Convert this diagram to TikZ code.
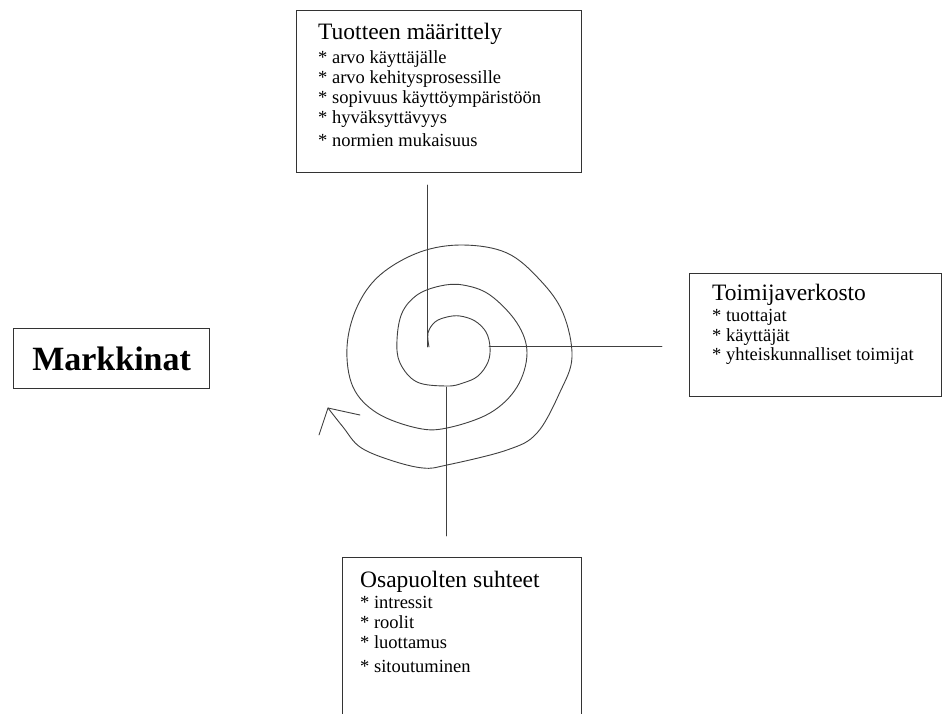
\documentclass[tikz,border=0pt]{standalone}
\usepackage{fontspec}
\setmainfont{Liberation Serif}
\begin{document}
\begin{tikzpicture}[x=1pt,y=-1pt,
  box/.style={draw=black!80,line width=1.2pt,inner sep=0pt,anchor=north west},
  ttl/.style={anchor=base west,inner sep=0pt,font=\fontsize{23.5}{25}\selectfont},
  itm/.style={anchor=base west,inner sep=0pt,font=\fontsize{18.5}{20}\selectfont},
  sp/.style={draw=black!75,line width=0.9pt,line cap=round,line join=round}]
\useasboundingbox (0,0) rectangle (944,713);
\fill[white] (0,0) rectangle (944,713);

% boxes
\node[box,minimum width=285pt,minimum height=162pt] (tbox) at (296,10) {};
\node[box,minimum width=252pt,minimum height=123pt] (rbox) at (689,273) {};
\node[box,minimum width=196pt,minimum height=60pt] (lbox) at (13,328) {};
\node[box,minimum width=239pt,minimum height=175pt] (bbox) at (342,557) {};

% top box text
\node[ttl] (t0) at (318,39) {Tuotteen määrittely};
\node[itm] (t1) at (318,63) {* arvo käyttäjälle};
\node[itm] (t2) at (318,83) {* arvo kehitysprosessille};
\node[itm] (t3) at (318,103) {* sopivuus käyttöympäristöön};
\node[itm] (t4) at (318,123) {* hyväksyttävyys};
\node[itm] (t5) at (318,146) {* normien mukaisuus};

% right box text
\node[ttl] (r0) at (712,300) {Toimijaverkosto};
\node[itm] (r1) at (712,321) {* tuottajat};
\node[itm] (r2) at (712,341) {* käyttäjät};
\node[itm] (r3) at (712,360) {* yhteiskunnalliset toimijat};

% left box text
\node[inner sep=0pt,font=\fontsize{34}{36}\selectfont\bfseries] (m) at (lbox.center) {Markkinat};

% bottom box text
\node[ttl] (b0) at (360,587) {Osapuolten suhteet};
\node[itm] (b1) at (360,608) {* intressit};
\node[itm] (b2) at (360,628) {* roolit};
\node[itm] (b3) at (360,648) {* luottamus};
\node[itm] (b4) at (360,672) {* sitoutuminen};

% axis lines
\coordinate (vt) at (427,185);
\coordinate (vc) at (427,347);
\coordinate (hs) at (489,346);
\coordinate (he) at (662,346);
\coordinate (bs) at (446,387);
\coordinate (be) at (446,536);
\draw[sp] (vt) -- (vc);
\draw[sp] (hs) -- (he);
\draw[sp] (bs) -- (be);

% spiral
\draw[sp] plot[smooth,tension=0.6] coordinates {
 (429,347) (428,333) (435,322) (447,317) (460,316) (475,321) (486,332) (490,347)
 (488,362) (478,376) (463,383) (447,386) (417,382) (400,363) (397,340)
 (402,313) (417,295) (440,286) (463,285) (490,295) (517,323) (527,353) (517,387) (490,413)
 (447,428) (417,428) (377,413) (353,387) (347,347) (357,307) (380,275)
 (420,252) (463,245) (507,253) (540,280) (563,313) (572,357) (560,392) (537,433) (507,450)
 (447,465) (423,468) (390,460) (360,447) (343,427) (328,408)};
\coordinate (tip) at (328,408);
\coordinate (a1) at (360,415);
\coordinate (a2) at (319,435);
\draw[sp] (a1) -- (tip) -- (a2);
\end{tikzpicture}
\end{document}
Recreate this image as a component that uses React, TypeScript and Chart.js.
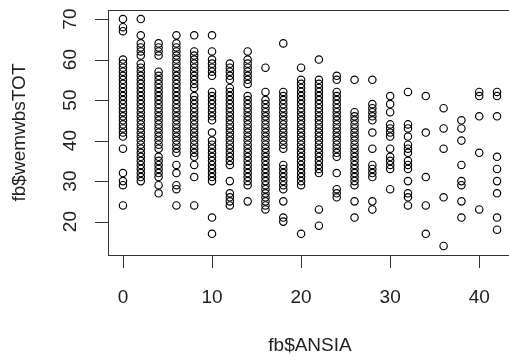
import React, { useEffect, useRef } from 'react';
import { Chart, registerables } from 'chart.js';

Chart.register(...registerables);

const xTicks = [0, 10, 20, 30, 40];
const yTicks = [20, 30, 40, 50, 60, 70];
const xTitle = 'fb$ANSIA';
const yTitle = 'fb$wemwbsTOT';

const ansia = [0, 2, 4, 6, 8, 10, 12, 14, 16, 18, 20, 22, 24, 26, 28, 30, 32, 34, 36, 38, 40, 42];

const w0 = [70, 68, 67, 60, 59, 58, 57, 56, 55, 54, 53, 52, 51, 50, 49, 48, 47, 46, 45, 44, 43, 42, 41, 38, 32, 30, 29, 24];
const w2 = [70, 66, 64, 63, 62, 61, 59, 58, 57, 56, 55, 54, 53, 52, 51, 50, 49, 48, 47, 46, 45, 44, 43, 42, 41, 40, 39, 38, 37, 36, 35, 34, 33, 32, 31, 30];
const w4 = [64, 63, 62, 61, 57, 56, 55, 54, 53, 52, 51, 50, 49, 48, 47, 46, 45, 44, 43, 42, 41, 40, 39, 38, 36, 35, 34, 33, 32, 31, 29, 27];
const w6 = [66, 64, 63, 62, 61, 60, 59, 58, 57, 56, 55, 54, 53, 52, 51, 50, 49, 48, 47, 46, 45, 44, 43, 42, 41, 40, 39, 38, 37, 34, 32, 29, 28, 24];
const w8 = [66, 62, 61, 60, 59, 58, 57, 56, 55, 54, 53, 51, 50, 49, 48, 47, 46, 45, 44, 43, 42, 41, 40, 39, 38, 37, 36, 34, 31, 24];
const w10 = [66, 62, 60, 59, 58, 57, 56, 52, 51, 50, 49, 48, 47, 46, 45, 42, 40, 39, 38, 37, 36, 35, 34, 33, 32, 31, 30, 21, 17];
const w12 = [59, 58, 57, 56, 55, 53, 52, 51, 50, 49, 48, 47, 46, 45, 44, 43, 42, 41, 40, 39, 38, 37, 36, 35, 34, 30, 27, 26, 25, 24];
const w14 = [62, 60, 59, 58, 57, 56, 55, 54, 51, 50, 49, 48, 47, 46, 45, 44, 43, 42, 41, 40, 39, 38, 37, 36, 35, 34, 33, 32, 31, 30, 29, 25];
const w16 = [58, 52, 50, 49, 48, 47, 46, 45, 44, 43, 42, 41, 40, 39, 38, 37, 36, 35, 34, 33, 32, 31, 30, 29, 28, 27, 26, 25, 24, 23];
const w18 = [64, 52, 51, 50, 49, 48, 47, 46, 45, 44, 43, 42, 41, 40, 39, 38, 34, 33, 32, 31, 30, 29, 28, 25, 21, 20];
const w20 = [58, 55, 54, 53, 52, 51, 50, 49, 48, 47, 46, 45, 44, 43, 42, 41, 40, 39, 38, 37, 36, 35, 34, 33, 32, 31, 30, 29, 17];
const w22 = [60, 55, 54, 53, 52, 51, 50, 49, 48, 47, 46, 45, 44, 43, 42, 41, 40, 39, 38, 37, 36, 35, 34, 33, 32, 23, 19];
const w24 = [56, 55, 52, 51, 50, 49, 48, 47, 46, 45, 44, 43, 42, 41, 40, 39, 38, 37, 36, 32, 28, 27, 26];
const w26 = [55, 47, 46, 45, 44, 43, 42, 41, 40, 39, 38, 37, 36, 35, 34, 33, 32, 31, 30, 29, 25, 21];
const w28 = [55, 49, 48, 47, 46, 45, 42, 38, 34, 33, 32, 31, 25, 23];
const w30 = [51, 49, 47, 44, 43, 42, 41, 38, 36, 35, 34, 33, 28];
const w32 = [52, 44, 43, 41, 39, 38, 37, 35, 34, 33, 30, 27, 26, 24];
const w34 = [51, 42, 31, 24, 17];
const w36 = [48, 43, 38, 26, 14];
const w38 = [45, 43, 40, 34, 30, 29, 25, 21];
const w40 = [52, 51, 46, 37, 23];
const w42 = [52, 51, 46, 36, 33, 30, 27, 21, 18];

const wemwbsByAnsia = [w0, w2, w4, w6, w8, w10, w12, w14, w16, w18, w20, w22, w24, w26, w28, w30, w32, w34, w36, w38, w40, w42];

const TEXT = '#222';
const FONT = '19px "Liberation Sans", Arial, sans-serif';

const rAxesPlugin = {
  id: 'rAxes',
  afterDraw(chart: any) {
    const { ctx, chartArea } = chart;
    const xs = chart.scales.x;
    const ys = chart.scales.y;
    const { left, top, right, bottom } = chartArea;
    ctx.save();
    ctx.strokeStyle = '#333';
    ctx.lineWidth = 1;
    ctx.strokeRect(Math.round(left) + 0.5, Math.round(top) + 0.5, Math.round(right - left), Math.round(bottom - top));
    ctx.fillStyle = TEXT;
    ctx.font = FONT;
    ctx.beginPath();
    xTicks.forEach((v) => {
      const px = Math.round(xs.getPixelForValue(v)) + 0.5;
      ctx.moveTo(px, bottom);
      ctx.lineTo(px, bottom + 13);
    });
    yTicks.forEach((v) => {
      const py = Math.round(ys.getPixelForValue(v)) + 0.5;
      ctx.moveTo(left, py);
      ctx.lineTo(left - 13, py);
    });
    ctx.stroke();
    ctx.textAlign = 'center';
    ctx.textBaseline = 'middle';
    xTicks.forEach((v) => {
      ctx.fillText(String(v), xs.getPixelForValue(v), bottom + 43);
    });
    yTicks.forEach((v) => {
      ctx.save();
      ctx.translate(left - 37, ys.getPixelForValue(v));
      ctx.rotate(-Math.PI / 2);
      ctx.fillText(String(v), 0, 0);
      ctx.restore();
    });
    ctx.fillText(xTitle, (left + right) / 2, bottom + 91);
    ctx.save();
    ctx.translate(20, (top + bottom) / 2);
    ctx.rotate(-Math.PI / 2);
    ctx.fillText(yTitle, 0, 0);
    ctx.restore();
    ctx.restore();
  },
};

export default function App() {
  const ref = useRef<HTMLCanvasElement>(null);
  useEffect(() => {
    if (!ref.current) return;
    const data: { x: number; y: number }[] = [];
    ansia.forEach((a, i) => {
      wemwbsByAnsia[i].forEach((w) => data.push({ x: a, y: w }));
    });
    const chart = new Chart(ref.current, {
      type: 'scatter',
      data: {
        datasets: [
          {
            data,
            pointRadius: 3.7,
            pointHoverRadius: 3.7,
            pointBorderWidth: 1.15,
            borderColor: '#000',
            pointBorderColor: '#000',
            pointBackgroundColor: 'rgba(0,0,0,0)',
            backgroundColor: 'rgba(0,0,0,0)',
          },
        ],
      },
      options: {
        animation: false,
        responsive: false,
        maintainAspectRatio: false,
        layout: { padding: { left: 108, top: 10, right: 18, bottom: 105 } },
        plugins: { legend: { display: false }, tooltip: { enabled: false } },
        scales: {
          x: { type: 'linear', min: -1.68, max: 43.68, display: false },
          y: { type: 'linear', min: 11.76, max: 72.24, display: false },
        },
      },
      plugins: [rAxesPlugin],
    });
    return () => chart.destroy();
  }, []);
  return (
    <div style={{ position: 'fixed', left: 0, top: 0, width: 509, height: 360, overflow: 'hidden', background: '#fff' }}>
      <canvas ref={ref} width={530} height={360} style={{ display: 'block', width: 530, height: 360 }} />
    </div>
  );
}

- _What the task asks_
Leave out any pictures and return exactly the lines from the beginning of the data through the line with "(t5) at (318,146)", inclusive.

- _Correct output_
Convert this diagram to TikZ code.
\documentclass[tikz,border=0pt]{standalone}
\usepackage{fontspec}
\setmainfont{Liberation Serif}
\begin{document}
\begin{tikzpicture}[x=1pt,y=-1pt,
  box/.style={draw=black!80,line width=1.2pt,inner sep=0pt,anchor=north west},
  ttl/.style={anchor=base west,inner sep=0pt,font=\fontsize{23.5}{25}\selectfont},
  itm/.style={anchor=base west,inner sep=0pt,font=\fontsize{18.5}{20}\selectfont},
  sp/.style={draw=black!75,line width=0.9pt,line cap=round,line join=round}]
\useasboundingbox (0,0) rectangle (944,713);
\fill[white] (0,0) rectangle (944,713);

% boxes
\node[box,minimum width=285pt,minimum height=162pt] (tbox) at (296,10) {};
\node[box,minimum width=252pt,minimum height=123pt] (rbox) at (689,273) {};
\node[box,minimum width=196pt,minimum height=60pt] (lbox) at (13,328) {};
\node[box,minimum width=239pt,minimum height=175pt] (bbox) at (342,557) {};

% top box text
\node[ttl] (t0) at (318,39) {Tuotteen määrittely};
\node[itm] (t1) at (318,63) {* arvo käyttäjälle};
\node[itm] (t2) at (318,83) {* arvo kehitysprosessille};
\node[itm] (t3) at (318,103) {* sopivuus käyttöympäristöön};
\node[itm] (t4) at (318,123) {* hyväksyttävyys};
\node[itm] (t5) at (318,146) {* normien mukaisuus};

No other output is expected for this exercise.